___ SOURCE DATA ___
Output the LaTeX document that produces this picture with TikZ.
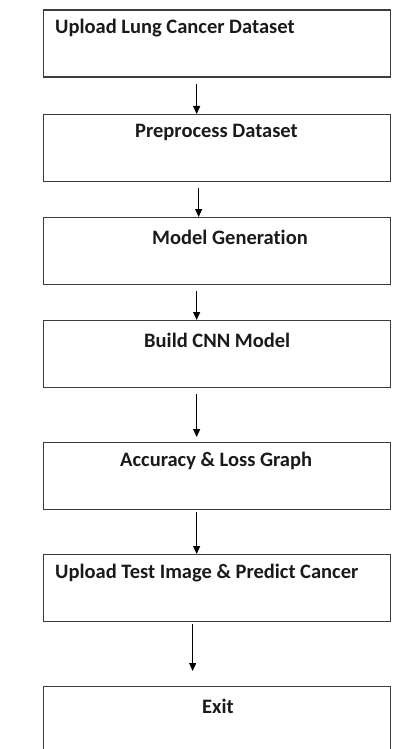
\documentclass[tikz,border=0pt]{standalone}
\usepackage{fontspec}
\setmainfont{Carlito}[Ligatures={NoCommon}]
\usetikzlibrary{arrows.meta}
\definecolor{lineg}{HTML}{3C3C3C}
\definecolor{txt}{HTML}{1A1A1A}
\tikzset{
  box/.style={draw=lineg,line width=1.3pt,rectangle,minimum width=347pt,minimum height=67pt,inner sep=0pt,anchor=north west},
  lbl/.style={anchor=west,inner sep=0pt,text=txt,font=\fontsize{20.5}{24}\selectfont\bfseries},
  arr/.style={draw=black,line width=1pt,-{Triangle[length=8pt,width=7pt]}}
}
\begin{document}
\begin{tikzpicture}[x=1pt,y=-1pt]
\useasboundingbox (0,0) rectangle (408,749);
\clip (0,0) rectangle (408,749);
\node[box] (b1) at (43,9.5) {};
\node[box] (b2) at (43,114) {};
\node[box] (b3) at (43,217) {};
\node[box] (b4) at (43,320) {};
\node[box] (b5) at (43,442) {};
\node[box] (b6) at (43,554) {};
\node[box] (b7) at (43,686) {};
\node[lbl] (t1) at (55,28.5) {Upload Lung Cancer Dataset};
\node[lbl] (t2) at (135,132.5) {Preprocess Dataset};
\node[lbl] (t3) at (152,237.5) {Model Generation};
\node[lbl] (t4) at (144,340.5) {Build CNN Model};
\node[lbl] (t5) at (120,460.5) {Accuracy \& Loss Graph};
\node[lbl] (t6) at (55,573.5) {Upload Test Image \& Predict Cancer};
\node[lbl] (t7) at (202,706.5) {Exit};
\draw[arr] ([xshift=-20.5pt,yshift=-6pt]b1.south) -- ([xshift=-20.5pt]b2.north);
\draw[arr] ([xshift=-18.5pt,yshift=-6pt]b2.south) -- ([xshift=-18.5pt]b3.north);
\draw[arr] ([xshift=-20.5pt,yshift=-6pt]b3.south) -- ([xshift=-20.5pt]b4.north);
\draw[arr] ([xshift=-20.5pt,yshift=-6pt]b4.south) -- ([xshift=-20.5pt,yshift=5pt]b5.north);
\draw[arr] ([xshift=-20.5pt,yshift=-2pt]b5.south) -- ([xshift=-20.5pt]b6.north);
\draw[arr] ([xshift=-24.5pt,yshift=-2pt]b6.south) -- ([xshift=-24.5pt,yshift=15pt]b7.north);
\end{tikzpicture}
\end{document}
___
◆ **TO DO**
Reproduce the full listing above verbatim, with no pictures included.

◆ **THE RESULT**
Output the LaTeX document that produces this picture with TikZ.
\documentclass[tikz,border=0pt]{standalone}
\usepackage{fontspec}
\setmainfont{Carlito}[Ligatures={NoCommon}]
\usetikzlibrary{arrows.meta}
\definecolor{lineg}{HTML}{3C3C3C}
\definecolor{txt}{HTML}{1A1A1A}
\tikzset{
  box/.style={draw=lineg,line width=1.3pt,rectangle,minimum width=347pt,minimum height=67pt,inner sep=0pt,anchor=north west},
  lbl/.style={anchor=west,inner sep=0pt,text=txt,font=\fontsize{20.5}{24}\selectfont\bfseries},
  arr/.style={draw=black,line width=1pt,-{Triangle[length=8pt,width=7pt]}}
}
\begin{document}
\begin{tikzpicture}[x=1pt,y=-1pt]
\useasboundingbox (0,0) rectangle (408,749);
\clip (0,0) rectangle (408,749);
\node[box] (b1) at (43,9.5) {};
\node[box] (b2) at (43,114) {};
\node[box] (b3) at (43,217) {};
\node[box] (b4) at (43,320) {};
\node[box] (b5) at (43,442) {};
\node[box] (b6) at (43,554) {};
\node[box] (b7) at (43,686) {};
\node[lbl] (t1) at (55,28.5) {Upload Lung Cancer Dataset};
\node[lbl] (t2) at (135,132.5) {Preprocess Dataset};
\node[lbl] (t3) at (152,237.5) {Model Generation};
\node[lbl] (t4) at (144,340.5) {Build CNN Model};
\node[lbl] (t5) at (120,460.5) {Accuracy \& Loss Graph};
\node[lbl] (t6) at (55,573.5) {Upload Test Image \& Predict Cancer};
\node[lbl] (t7) at (202,706.5) {Exit};
\draw[arr] ([xshift=-20.5pt,yshift=-6pt]b1.south) -- ([xshift=-20.5pt]b2.north);
\draw[arr] ([xshift=-18.5pt,yshift=-6pt]b2.south) -- ([xshift=-18.5pt]b3.north);
\draw[arr] ([xshift=-20.5pt,yshift=-6pt]b3.south) -- ([xshift=-20.5pt]b4.north);
\draw[arr] ([xshift=-20.5pt,yshift=-6pt]b4.south) -- ([xshift=-20.5pt,yshift=5pt]b5.north);
\draw[arr] ([xshift=-20.5pt,yshift=-2pt]b5.south) -- ([xshift=-20.5pt]b6.north);
\draw[arr] ([xshift=-24.5pt,yshift=-2pt]b6.south) -- ([xshift=-24.5pt,yshift=15pt]b7.north);
\end{tikzpicture}
\end{document}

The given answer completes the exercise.